Costco (COST -0.24%) sales have been essentially flat year to date.

For the 52-week fiscal year which closed Aug. 28, the warehouse club reported net sales of $116.1 billion, a 2% increase from the $113.7 billion reported last year. Those numbers aren't awful, but they hint at weakness.

When it comes to comparable sales, the numbers weren't great either, though they look better after adjusting for falling gas prices and foreign currency exchange. After the adjustment, the increase in the United States jumps from 2% to 3% and the Canada numbers go from a 3% decline to an 8% gain. International numbers were similar, moving from a 3% dip before adjustment to a 4% positive move after. Still, overall, before the adjustment, 52-week growth was 0%, and after it was only a 4% gain.

Those are mediocre results, which point to three things that could hurt Costco's stock price going forward.

Costco's business model has been to drive people to its stores. Image source: author.

Competitors are getting better

As a warehouse club, the Costco model is built on offering great prices but limited selection. In the past, that made other warehouse clubs such as Wal-Mart's (WMT 0.46%) Sam's Club its only real competition. Now, however, the chain increasingly has to deal with traditional stores offering aggressive pricing.

Wal-Mart specifically has committed to spending billions to lower prices. That's a big problem for Costco, because the traditional retailer's deals don't require buying food in specific large quantities.

If a regular grocery store will sell a box of cereal at a price close to what Costco charges, but the warehouse club requires buying two extra-large boxes, it's easy to see why consumers may shy away from bulk purchases. That's not a big problem if it simply costs Costco some sales, but it becomes a much bigger issue if consumers stop believing Costco consistently has the best deal.

If that happens, people will drop their memberships -- and fees from people paying their annual dues accounts for 75% of the chain's profits. Essentially it's OK if consumers go to the warehouse club less, as long as they still see the value of remaining members. It's possible that more aggressive traditional stores will tip the balance in favor of people who drop their membership.

Amazon makes everything easy

Costco has mostly ignored the Internet because it's built its business around driving people to its stores. That makes sense because once people hit a warehouse, they can be enticed into buying things they'd not planned on. In addition, part of the Costco mystique revolves around bargain hunting in its stores.

That's generally been a strong formula. People join Costco partly because it's fun to shop in the stores even when you don't buy anything. Add that to the fact that prices are generally below other options (albeit with the hassle of having to buy in bulk), and you can see why the chain has thrived.

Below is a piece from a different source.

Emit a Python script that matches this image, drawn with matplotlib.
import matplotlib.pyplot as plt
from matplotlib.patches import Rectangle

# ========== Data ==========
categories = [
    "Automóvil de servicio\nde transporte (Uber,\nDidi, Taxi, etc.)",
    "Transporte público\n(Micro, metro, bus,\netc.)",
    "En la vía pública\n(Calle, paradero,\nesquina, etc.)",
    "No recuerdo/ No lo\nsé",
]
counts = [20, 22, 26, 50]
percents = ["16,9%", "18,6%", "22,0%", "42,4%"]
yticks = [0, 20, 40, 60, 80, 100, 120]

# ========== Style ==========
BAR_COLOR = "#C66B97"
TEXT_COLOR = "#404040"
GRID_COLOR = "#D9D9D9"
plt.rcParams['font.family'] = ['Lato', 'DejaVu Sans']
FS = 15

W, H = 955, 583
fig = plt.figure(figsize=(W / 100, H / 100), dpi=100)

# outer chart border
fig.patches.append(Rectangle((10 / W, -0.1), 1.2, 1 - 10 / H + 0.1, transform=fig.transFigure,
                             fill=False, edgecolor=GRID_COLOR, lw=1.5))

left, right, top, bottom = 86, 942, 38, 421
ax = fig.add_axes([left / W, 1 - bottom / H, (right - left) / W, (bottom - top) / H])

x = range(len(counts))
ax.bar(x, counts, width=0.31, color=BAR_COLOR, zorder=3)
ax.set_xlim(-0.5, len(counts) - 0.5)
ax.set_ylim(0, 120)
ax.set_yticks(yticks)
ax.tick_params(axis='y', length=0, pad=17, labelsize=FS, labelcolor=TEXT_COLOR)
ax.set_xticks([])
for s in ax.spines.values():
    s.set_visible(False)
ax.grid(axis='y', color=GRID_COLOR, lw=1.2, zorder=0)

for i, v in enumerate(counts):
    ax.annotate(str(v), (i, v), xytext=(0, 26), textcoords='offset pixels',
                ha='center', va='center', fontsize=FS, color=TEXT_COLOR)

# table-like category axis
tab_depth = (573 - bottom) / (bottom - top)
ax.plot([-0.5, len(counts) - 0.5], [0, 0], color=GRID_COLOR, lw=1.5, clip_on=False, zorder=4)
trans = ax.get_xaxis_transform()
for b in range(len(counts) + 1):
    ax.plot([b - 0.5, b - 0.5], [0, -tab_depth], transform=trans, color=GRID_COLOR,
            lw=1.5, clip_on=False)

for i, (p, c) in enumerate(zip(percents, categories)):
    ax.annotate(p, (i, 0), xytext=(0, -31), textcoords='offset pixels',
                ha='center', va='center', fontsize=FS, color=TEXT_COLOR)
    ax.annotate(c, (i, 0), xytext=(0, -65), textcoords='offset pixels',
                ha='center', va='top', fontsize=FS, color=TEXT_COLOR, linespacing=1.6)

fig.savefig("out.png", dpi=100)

Amazon.com (AMZN -2.56%) has already taken away one of those advantages. It has comparable, and in some cases lower, prices than the warehouse club chain. It also has improved delivery to the point that it can get pretty much anything to consumers in two days or less.

What Amazon hasn't equaled is the experience of exploring a Costco store. It's still fun to walk into one of the chain's locations and discover that you really need a kayak or a palette of K-Cups. Online retail has struggled to equal that experience, but Amazon has gotten better at it with its flash sales and Prime Day, which had a bit of the unknown that Costco does so well turning into sales.

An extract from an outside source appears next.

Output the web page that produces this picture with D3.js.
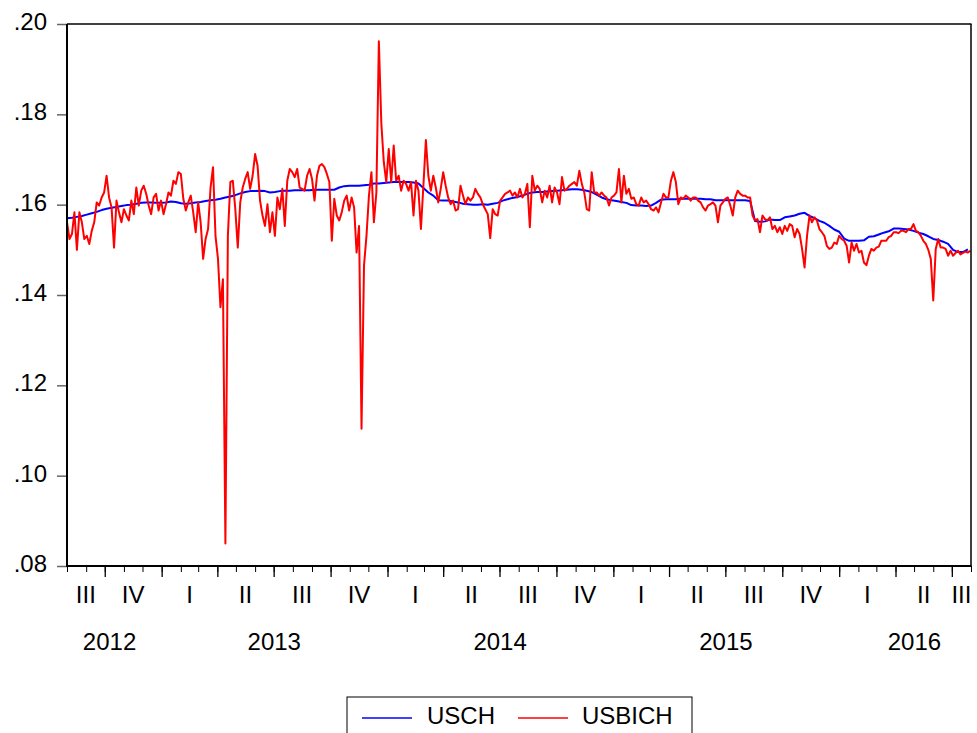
<!DOCTYPE html>
<html>
<head>
<meta charset="utf-8">
<script src="https://cdn.jsdelivr.net/npm/d3@7"></script>
<style>
  body { margin: 0; background: #fff; }
  svg { display: block; }
  text { font-family: Arial, "Liberation Sans", sans-serif; fill: #000; }
</style>
</head>
<body>
<svg id="chart" width="977" height="733"></svg>
<script>
// Daily exchange-rate series, sampled on a regular calendar grid from 1 Aug 2012
const startDate = new Date(2012, 7, 1);
const endDate = new Date(2016, 7, 1);
const uschStepDays = 8;
const usbichStepDays = 4;

const usch = [
  .1570,.1571,.1573,.1575,.1578,.1581,.1584,.1588,.1591,.1593,
  .1595,.1597,.1599,.1600,.1602,.1604,.1605,.1605,.1604,.1604,
  .1605,.1607,.1606,.1603,.1602,.1603,.1605,.1606,.1608,.1610,
  .1611,.1613,.1616,.1618,.1621,.1625,.1628,.1630,.1630,.1631,
  .1630,.1627,.1628,.1630,.1631,.1631,.1632,.1632,.1632,.1632,
  .1633,.1633,.1633,.1633,.1633,.1638,.1641,.1642,.1642,.1642,
  .1643,.1644,.1647,.1647,.1648,.1649,.1650,.1650,.1650,.1650,
  .1649,.1647,.1637,.1627,.1620,.1610,.1609,.1609,.1607,.1605,
  .1602,.1601,.1600,.1600,.1601,.1600,.1602,.1604,.1609,.1612,
  .1615,.1617,.1620,.1624,.1627,.1628,.1628,.1629,.1630,.1631,
  .1632,.1633,.1634,.1634,.1633,.1631,.1628,.1622,.1616,.1612,
  .1610,.1608,.1606,.1604,.1599,.1598,.1598,.1597,.1598,.1604,
  .1611,.1612,.1612,.1612,.1613,.1613,.1613,.1613,.1613,.1612,
  .1612,.1610,.1610,.1610,.1610,.1610,.1610,.1610,.1608,.1564,
  .1562,.1563,.1567,.1566,.1566,.1572,.1574,.1576,.1580,.1582,
  .1575,.1570,.1564,.1560,.1553,.1545,.1540,.1525,.1520,.1520,
  .1520,.1521,.1529,.1530,.1534,.1538,.1541,.1547,.1547,.1546,
  .1545,.1542,.1538,.1535,.1530,.1524,.1522,.1518,.1513,.1500,
  .1495,.1495,.1501
];

const usbich = [
  .1561,.1524,.1535,.1583,.1500,.1583,.1561,.1524,.1531,.1513,
  .1542,.1561,.1605,.1598,.1616,.1627,.1664,.1616,.1594,.1505,
  .1609,.1583,.1561,.1590,.1576,.1565,.1609,.1579,.1638,.1598,
  .1631,.1642,.1624,.1598,.1579,.1616,.1624,.1587,.1609,.1579,
  .1601,.1627,.1620,.1653,.1646,.1672,.1668,.1613,.1587,.1605,
  .1620,.1583,.1539,.1605,.1561,.1480,.1524,.1546,.1638,.1683,
  .1531,.1480,.1373,.1435,.0850,.1531,.1650,.1653,.1590,.1505,
  .1605,.1638,.1657,.1672,.1635,.1664,.1712,.1686,.1609,.1576,
  .1553,.1601,.1539,.1583,.1531,.1616,.1590,.1635,.1553,.1653,
  .1679,.1672,.1661,.1679,.1638,.1635,.1631,.1664,.1679,.1657,
  .1609,.1664,.1686,.1690,.1683,.1668,.1650,.1520,.1613,.1576,
  .1565,.1583,.1609,.1620,.1587,.1616,.1594,.1494,.1553,.1104,
  .1465,.1531,.1620,.1672,.1561,.1627,.1962,.1780,.1694,.1650,
  .1723,.1650,.1731,.1653,.1664,.1631,.1653,.1646,.1631,.1650,
  .1576,.1653,.1631,.1546,.1642,.1743,.1664,.1631,.1664,.1638,
  .1605,.1635,.1672,.1642,.1616,.1601,.1609,.1587,.1590,.1642,
  .1620,.1601,.1616,.1609,.1616,.1635,.1624,.1616,.1601,.1590,
  .1579,.1526,.1590,.1579,.1576,.1609,.1616,.1624,.1627,.1631,
  .1620,.1627,.1616,.1635,.1616,.1624,.1646,.1550,.1664,.1631,
  .1642,.1635,.1605,.1631,.1616,.1642,.1605,.1638,.1627,.1601,
  .1661,.1631,.1635,.1642,.1646,.1650,.1642,.1675,.1646,.1627,
  .1590,.1587,.1672,.1627,.1627,.1620,.1627,.1620,.1616,.1598,
  .1616,.1620,.1627,.1679,.1605,.1664,.1624,.1635,.1613,.1616,
  .1601,.1598,.1616,.1605,.1609,.1601,.1590,.1587,.1594,.1583,
  .1605,.1624,.1616,.1616,.1653,.1672,.1650,.1601,.1616,.1613,
  .1620,.1616,.1609,.1616,.1616,.1609,.1605,.1594,.1587,.1598,
  .1601,.1605,.1598,.1561,.1598,.1605,.1613,.1616,.1598,.1576,
  .1616,.1631,.1624,.1620,.1620,.1616,.1616,.1576,.1565,.1568,
  .1539,.1576,.1568,.1565,.1572,.1546,.1553,.1539,.1550,.1535,
  .1553,.1542,.1557,.1553,.1528,.1546,.1535,.1502,.1461,.1531,
  .1576,.1561,.1572,.1565,.1546,.1539,.1531,.1509,.1502,.1505,
  .1516,.1513,.1531,.1524,.1520,.1509,.1472,.1516,.1498,.1513,
  .1494,.1498,.1472,.1466,.1487,.1502,.1498,.1505,.1507,.1520,
  .1520,.1520,.1528,.1531,.1539,.1539,.1537,.1542,.1542,.1539,
  .1546,.1546,.1557,.1542,.1539,.1531,.1520,.1513,.1500,.1480,
  .1388,.1502,.1524,.1505,.1505,.1502,.1487,.1498,.1487,.1493,
  .1498,.1490,.1493,.1496,.1494,.1498
];

const yTicks = [0.08, 0.10, 0.12, 0.14, 0.16, 0.18, 0.20];
const quarterNames = ["I", "II", "III", "IV"];
const seriesNames = ["USCH", "USBICH"];
const seriesColors = ["#0000ff", "#ff0000"];

const svg = d3.select("#chart");
const plot = { left: 67, right: 971, top: 24, bottom: 566 };

const x = d3.scaleTime().domain([startDate, endDate]).range([plot.left, plot.right]);
const y = d3.scaleLinear().domain([0.08, 0.20]).range([plot.bottom, plot.top]);

const toPoints = (vals, step) =>
  vals.map((v, i) => ({ date: d3.timeDay.offset(startDate, i * step), value: v }));

const series = [
  { name: seriesNames[0], color: seriesColors[0], points: toPoints(usch, uschStepDays) },
  { name: seriesNames[1], color: seriesColors[1], points: toPoints(usbich, usbichStepDays) }
];

// Y axis: grey ticks, labels like ".16"
const yAxis = svg.append("g")
  .attr("transform", `translate(${plot.left},0)`)
  .call(d3.axisLeft(y).tickValues(yTicks).tickSize(10).tickPadding(10)
    .tickFormat(d => d3.format(".2f")(d).replace(/^0/, "")));
yAxis.select(".domain").remove();
yAxis.selectAll(".tick line").attr("stroke", "#666").attr("stroke-width", 1.5);
yAxis.selectAll(".tick text").attr("font-size", 24).attr("dy", "0.23em")
  .attr("font-family", "Arial, 'Liberation Sans', sans-serif").attr("fill", "#000");

// X axis: monthly minor ticks, quarterly major ticks
const months = d3.timeMonth.range(startDate, d3.timeDay.offset(endDate, 1));
const quarterStarts = months.filter(d => d.getMonth() % 3 === 0);

const xMinor = svg.append("g")
  .attr("transform", `translate(0,${plot.bottom})`)
  .call(d3.axisBottom(x).tickValues(months).tickSize(6).tickFormat(""));
xMinor.select(".domain").remove();
xMinor.selectAll(".tick line").attr("stroke", "#000").attr("stroke-width", 1);

const xMajor = svg.append("g")
  .attr("transform", `translate(0,${plot.bottom})`)
  .call(d3.axisBottom(x).tickValues(quarterStarts).tickSize(11).tickFormat(""));
xMajor.select(".domain").remove();
xMajor.selectAll(".tick line").attr("stroke", "#000").attr("stroke-width", 1.3);

// Quarter labels centred in the visible part of each quarter
const qFirst = d3.timeMonth.offset(quarterStarts[0], -3);
const quarters = d3.timeMonth.every(3).range(qFirst, endDate)
  .map(q => {
    const a = q < startDate ? startDate : q;
    const qe = d3.timeMonth.offset(q, 3);
    const b = qe > endDate ? endDate : qe;
    return { year: q.getFullYear(), label: quarterNames[Math.floor(q.getMonth() / 3)], cx: (x(a) + x(b)) / 2 };
  })
  .filter(q => q.cx > plot.left && q.cx < plot.right);

svg.append("g").selectAll("text").data(quarters).join("text")
  .attr("x", d => d.cx).attr("y", 603)
  .attr("text-anchor", "middle").attr("font-size", 24)
  .text(d => d.label);

const years = d3.groups(quarters, d => d.year).map(([yr, qs]) =>
  ({ year: yr, cx: (qs[0].cx + qs[qs.length - 1].cx) / 2 }));

svg.append("g").selectAll("text").data(years).join("text")
  .attr("x", d => d.cx).attr("y", 650)
  .attr("text-anchor", "middle").attr("font-size", 24)
  .text(d => d.year);

// Series lines
const line = d3.line().x(d => x(d.date)).y(d => y(d.value));
svg.append("clipPath").attr("id", "plotClip").append("rect")
  .attr("x", plot.left).attr("y", plot.top)
  .attr("width", plot.right - plot.left).attr("height", plot.bottom - plot.top);

svg.append("g").attr("clip-path", "url(#plotClip)")
  .selectAll("path").data(series).join("path")
  .attr("d", d => line(d.points))
  .attr("fill", "none")
  .attr("stroke", d => d.color)
  .attr("stroke-width", 2)
  .attr("stroke-linejoin", "round");

// Frame
svg.append("line").attr("x1", plot.left).attr("x2", plot.right + 0.5)
  .attr("y1", plot.top).attr("y2", plot.top).attr("stroke", "#000").attr("stroke-width", 1.5);
svg.append("line").attr("x1", plot.right).attr("x2", plot.right)
  .attr("y1", plot.top).attr("y2", plot.bottom).attr("stroke", "#000").attr("stroke-width", 1.5);
svg.append("line").attr("x1", plot.left).attr("x2", plot.left)
  .attr("y1", plot.top).attr("y2", plot.bottom + 1).attr("stroke", "#000").attr("stroke-width", 2);
svg.append("line").attr("x1", plot.left - 1).attr("x2", plot.right + 0.5)
  .attr("y1", plot.bottom).attr("y2", plot.bottom).attr("stroke", "#000").attr("stroke-width", 2);

// Legend
const legend = svg.append("g");
legend.append("rect").attr("x", 347).attr("y", 697).attr("width", 345).attr("height", 60)
  .attr("fill", "#fff").attr("stroke", "#000").attr("stroke-width", 1);
const legendItems = [
  { x1: 362, x2: 412, tx: 427 },
  { x1: 518, x2: 568, tx: 582 }
];
series.forEach((s, i) => {
  const it = legendItems[i];
  legend.append("line").attr("x1", it.x1).attr("x2", it.x2).attr("y1", 718).attr("y2", 718)
    .attr("stroke", s.color).attr("stroke-width", 1.5);
  legend.append("text").attr("x", it.tx).attr("y", 724).attr("font-size", 24).text(s.name);
});
</script>
</body>
</html>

Should Costco shareholders worry?

The big concern is that these two problems have been evident for a long time and management hasn't done much to address them. Price competition has been a reality since Amazon became a major player, and it's doing a better job getting consumers to buy more than they intended to or purchase items just because the price is right.

Costco has a long runway. It's not a retailer being obliterated by discounters or the internet, but there are signs of weakness. These are two areas to watch -- and concerns management needs to do more to address. Neither presents a reason to panic, but growth has slowed, and this might explain why.